We will approach this combinatorially, counting how many sequences of length $n$ of $H$ and $T$ are as required – ending in $HH$ with no previous occurences of $HH$. Let $C_n$ be the number of such sequences.

Let’s look at the sequences for small $n$:

$C_1 = 0$: [none]

$C_2 = 1$: $HH$

$C_3 = 1$: $THH$

$C_4 = 2$: $HTHH$, $TTHH$

$C_5 = 3$: $THTHH$, $HTTHH$, $TTTHH$

$C_6 = 5$: $HTHTHH$, $TTHTHH$, $THTTHH$, $HTTTHH$, $TTTTHH$

A first observation is that it looks like we’re seeing the Fibonacci numbers: starting with $0$ and $1$, each is the sum of the previous two.

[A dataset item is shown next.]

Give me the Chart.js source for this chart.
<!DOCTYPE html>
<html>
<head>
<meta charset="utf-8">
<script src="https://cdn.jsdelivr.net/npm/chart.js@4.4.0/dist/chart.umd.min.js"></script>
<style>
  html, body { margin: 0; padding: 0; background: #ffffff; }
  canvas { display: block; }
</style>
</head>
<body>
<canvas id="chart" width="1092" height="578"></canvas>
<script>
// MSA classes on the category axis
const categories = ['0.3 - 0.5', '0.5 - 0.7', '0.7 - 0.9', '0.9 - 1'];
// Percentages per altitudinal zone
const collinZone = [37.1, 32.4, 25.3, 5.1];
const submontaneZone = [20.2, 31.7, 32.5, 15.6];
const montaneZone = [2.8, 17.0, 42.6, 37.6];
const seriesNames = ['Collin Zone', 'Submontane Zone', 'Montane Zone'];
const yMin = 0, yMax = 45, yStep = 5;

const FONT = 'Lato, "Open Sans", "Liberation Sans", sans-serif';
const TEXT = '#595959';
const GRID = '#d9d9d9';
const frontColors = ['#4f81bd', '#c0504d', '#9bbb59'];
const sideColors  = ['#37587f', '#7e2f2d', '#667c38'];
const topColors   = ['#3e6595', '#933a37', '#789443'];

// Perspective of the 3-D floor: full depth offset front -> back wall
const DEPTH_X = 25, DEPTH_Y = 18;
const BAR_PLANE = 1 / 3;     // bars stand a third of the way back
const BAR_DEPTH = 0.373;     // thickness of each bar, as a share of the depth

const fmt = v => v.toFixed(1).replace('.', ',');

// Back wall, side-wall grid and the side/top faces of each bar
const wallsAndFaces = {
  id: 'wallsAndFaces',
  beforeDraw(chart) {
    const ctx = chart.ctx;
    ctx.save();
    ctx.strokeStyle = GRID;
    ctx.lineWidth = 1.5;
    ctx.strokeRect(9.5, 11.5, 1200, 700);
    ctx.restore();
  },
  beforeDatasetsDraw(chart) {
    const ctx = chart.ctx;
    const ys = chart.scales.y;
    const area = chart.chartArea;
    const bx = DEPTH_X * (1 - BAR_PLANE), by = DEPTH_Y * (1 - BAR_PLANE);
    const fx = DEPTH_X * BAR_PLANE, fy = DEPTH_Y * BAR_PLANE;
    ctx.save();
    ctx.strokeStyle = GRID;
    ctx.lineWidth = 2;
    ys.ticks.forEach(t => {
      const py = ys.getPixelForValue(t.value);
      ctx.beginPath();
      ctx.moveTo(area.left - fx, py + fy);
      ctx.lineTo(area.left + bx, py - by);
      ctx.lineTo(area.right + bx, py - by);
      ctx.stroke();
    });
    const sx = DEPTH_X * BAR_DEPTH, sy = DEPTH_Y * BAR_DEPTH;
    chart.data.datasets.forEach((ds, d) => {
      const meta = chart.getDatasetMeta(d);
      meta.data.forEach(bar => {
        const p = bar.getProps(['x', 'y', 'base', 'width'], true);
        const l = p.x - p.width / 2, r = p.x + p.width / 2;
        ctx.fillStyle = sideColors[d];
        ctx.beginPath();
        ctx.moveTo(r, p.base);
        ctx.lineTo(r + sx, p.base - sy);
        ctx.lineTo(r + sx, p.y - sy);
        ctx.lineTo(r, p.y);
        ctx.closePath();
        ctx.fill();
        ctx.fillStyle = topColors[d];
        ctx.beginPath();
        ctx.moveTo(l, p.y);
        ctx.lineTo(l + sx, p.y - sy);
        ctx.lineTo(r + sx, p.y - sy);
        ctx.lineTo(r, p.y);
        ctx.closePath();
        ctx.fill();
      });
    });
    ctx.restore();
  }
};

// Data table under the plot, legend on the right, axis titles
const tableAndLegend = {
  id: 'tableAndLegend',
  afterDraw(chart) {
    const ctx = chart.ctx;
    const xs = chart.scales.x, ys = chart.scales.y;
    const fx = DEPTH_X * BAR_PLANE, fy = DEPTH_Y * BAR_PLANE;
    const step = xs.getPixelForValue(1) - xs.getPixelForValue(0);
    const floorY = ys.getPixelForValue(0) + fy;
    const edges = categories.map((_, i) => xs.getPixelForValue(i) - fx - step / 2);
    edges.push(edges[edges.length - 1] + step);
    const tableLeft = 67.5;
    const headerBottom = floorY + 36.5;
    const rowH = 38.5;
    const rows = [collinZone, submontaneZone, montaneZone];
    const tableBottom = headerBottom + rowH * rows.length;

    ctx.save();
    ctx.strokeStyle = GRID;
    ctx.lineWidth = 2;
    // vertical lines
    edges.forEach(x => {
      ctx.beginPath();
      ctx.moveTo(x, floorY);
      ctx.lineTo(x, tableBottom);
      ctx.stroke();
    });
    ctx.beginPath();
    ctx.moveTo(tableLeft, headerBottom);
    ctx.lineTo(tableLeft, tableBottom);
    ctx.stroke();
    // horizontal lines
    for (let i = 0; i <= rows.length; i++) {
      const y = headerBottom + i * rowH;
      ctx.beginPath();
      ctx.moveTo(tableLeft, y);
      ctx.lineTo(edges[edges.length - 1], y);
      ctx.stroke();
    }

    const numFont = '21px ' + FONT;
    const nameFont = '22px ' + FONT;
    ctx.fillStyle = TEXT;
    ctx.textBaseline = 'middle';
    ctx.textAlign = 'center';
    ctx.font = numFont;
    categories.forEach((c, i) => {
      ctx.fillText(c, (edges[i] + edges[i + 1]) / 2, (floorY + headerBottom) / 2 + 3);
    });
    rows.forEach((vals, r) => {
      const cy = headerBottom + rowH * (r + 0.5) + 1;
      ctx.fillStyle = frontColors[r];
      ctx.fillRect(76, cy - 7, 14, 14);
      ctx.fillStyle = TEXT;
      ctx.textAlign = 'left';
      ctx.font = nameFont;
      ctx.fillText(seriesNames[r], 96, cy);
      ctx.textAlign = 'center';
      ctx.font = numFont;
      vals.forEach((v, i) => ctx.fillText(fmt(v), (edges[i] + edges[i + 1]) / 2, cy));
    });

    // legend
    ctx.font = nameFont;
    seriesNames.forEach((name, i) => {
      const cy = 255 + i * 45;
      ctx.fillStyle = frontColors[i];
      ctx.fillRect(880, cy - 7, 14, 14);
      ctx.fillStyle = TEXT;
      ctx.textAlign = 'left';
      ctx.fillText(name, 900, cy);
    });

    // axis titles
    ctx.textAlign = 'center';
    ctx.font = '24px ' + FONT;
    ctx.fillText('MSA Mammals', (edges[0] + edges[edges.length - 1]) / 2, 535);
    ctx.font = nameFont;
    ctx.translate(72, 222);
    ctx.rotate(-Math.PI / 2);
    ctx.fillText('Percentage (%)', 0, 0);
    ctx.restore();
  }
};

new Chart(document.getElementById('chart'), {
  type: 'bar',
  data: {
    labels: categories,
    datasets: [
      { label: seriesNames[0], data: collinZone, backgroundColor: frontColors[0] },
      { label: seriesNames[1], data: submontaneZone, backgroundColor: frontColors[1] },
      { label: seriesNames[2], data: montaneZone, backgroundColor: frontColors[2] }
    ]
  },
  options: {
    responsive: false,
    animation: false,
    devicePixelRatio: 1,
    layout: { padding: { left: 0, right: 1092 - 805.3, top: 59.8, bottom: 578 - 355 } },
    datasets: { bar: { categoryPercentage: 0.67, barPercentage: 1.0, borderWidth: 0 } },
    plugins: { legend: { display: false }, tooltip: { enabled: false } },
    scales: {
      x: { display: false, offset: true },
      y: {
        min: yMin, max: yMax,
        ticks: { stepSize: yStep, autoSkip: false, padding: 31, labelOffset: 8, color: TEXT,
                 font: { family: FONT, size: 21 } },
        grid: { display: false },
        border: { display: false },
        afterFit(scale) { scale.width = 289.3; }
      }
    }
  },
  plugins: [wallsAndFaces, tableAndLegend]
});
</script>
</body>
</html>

A second observation confirms this. We can generate the sequences of length $n$ from those of length $n-1$ and $n-2$ as follows. From each sequence of length $n-2$, generate one of length $n$ by inserting $HT$ before the final $HH$. From each sequence of length $n-1$, generate one of length $n$ by inserting $T$ in the same spot. All sequences of length $n$ are generable in exactly one of these two ways. They end either in $HTHH$, in which case the rest of the sequence must be one of the sequences of length $n-2$ minus the final $HH$, or in $TTHH$, in which case the rest of the sequence must be a sequence of length $n-1$ minus the terminal $THH$.

So $C_n = C_{n-2} + C_{n-1}$, and these are indeed the Fibonacci numbers $F_{n-1}$.

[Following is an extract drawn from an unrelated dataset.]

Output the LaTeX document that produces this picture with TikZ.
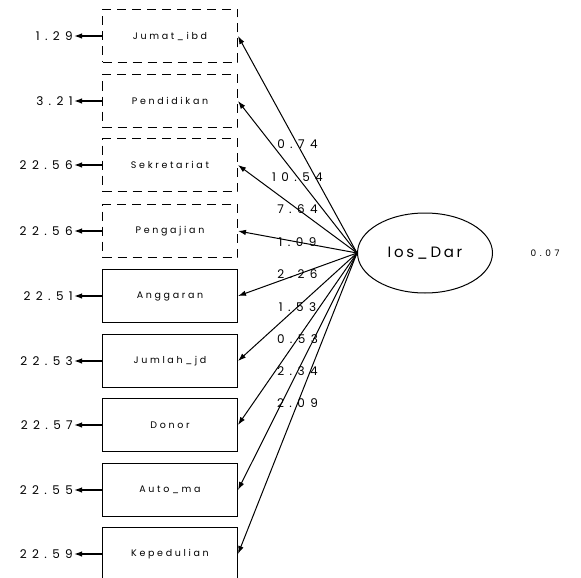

Having numbered the sequences of flips that are as required, we can get the desired probability simply by dividing by the total number of possible sequences $2^n$:

\[P_n = \frac{F_{n-1}}{2^n}\]

Let’s play for even more extra credit. The smallest values of $P_n$ are:

\[\frac{0}{2}, \frac{1}{4}, \frac{1}{8}, \frac{2}{16}, \frac{3}{32}, \frac{5}{64}, \ldots\]

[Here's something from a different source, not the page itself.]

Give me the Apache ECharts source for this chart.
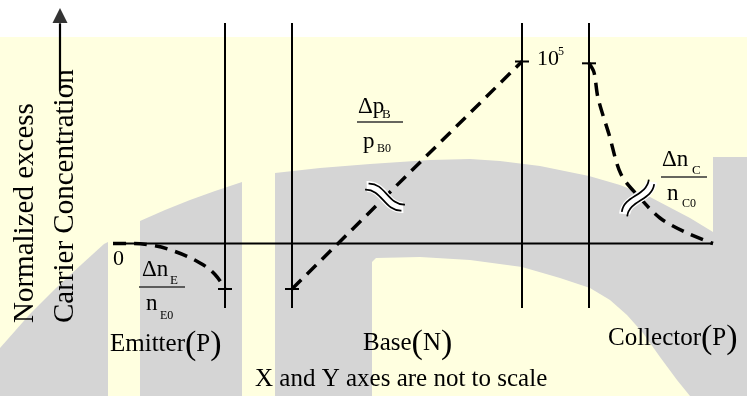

Now, if we flip a coin until we get $HH$ (and stop), we are virtually certain (probability $1$) to succeed. But of course succeeding means either succeeding at the first flip, or at the second, or at the third, and so on. So we have established an interesting fact:

\[\sum_{n=1}^\infty \frac{F_{n-1}}{2^n} = \frac{0}{2} + \frac{1}{4} + \frac{1}{8} + \frac{2}{16} + \frac{3}{32} + \frac{5}{64} + \ldots = 1\]